Ma l’Argentina continua, nonostante le sue vicissitudini, ad attrarre immigrazione italiana. Risulta essere al quinto posto nel 2014 tra le mete preferite degli oltre centomila che abbandonano definitivamente il “belpaese” per cercare fortuna e, forse, anche un qualche significato alla loro vita. Sfidando ogni stereotipo ed ogni immaginazione i nuovi immigrati italiani provengono quasi tutti dal nord dell’Italia (Lombardia e Veneto). Buenos Aires, tra attese e scontri, tra incertezze e contrasti, sembra sospesa tra la fine del ciclo kirchnerista (anche se qui quasi tutti ritengono che Cristina Kirchner continuerà a muovere le fila dietro le quinte) ed un passato antico e doloroso che non smette mai di resistere. In questo senso possiamo dire che le classi più agiate, quelle che un tempo hanno convintamente sostenuto la sanguinosa dittatura militare, oggi concentrano il loro risentimento verso i più poveri e verso gli immigrati dei paesi limitrofi. Si è prodotta una miscela non dissimile dal razzismo del leghismo italiano e dal rinascente neonazismo del nord Europa. E’ questa la base sociale e culturale della rappresentanza politica della destra in Argentina. E, giusto per non farsi mancare nulla, ritornano a farsi minacciosi i rapporti con la Gran Bretagna per l’annosa vicenda delle Malvinas. Questa volta in palio non c’è la retorica puramente nazionalista della vecchia giunta militare, né l’esibizione muscolare a difesa delle sue colonie della signora Thatcher. Più prosaicamente il casus belli è la scoperta di pozzi di petrolio a poche miglia dalle coste argentine che gli inglesi hanno la pretesa di ritenere di loro esclusiva proprietà.
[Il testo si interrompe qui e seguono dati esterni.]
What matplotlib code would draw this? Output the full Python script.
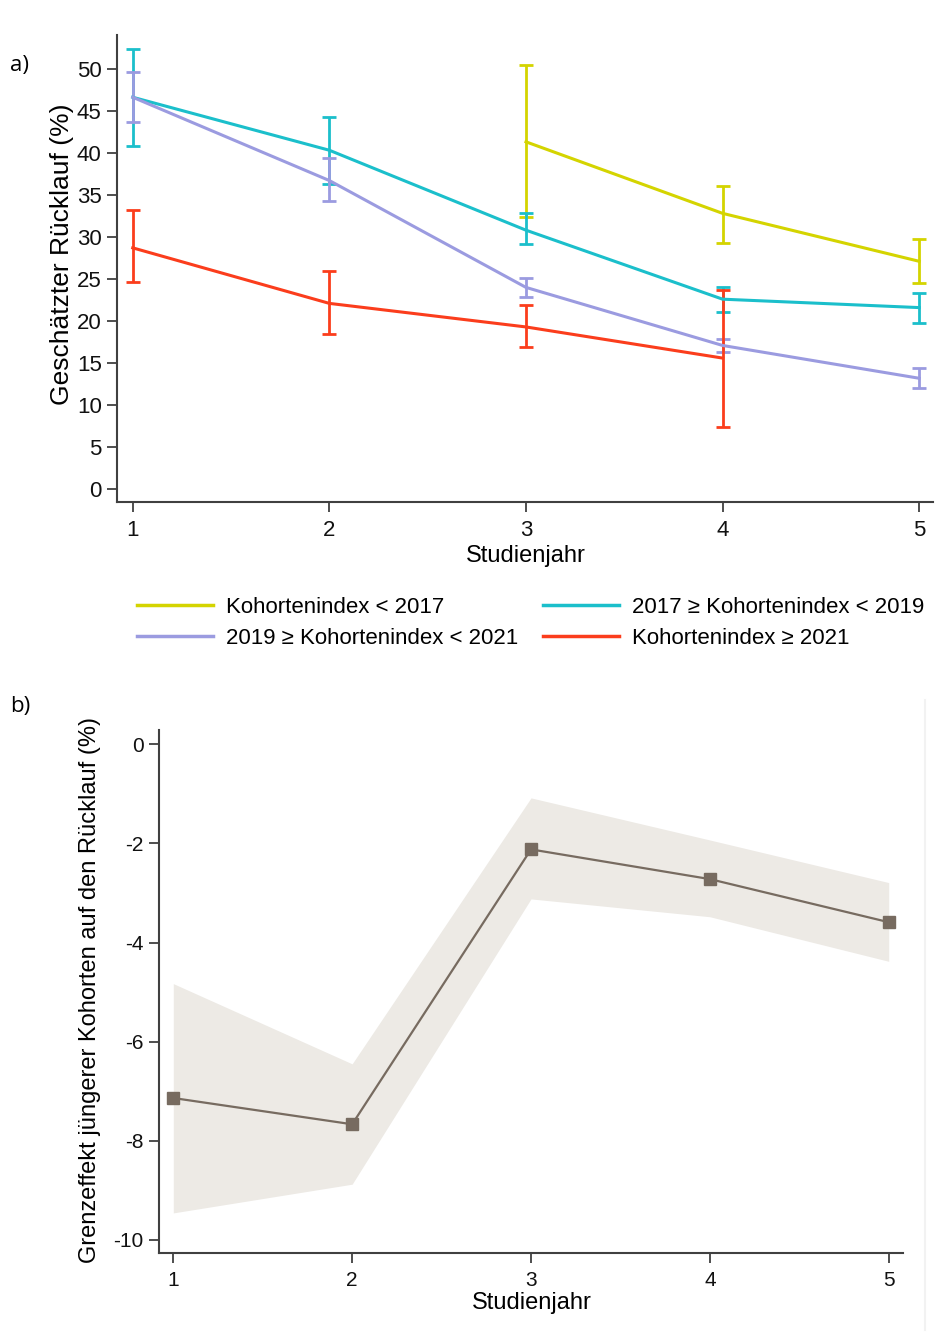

Il recente acquisto di, sia pur non nuovissimi, dodici cacciabombardieri sukoi su-24 del governo di Buenos Aires dalla Russia sembra essere un messaggio di avvertimento fin troppo esplicito a Londra che non ha neanche gradito l’iniziativa diplomatica di rivendicazione territoriale di Cristina Kirchner alle Nazioni Unite. Il tema qui in Argentina è molto sensibile e solletica un forte orgoglio nazionale. Potrebbe essere anche questa la chiave di volta per l’incerta campagna elettorale del prossimo ottobre.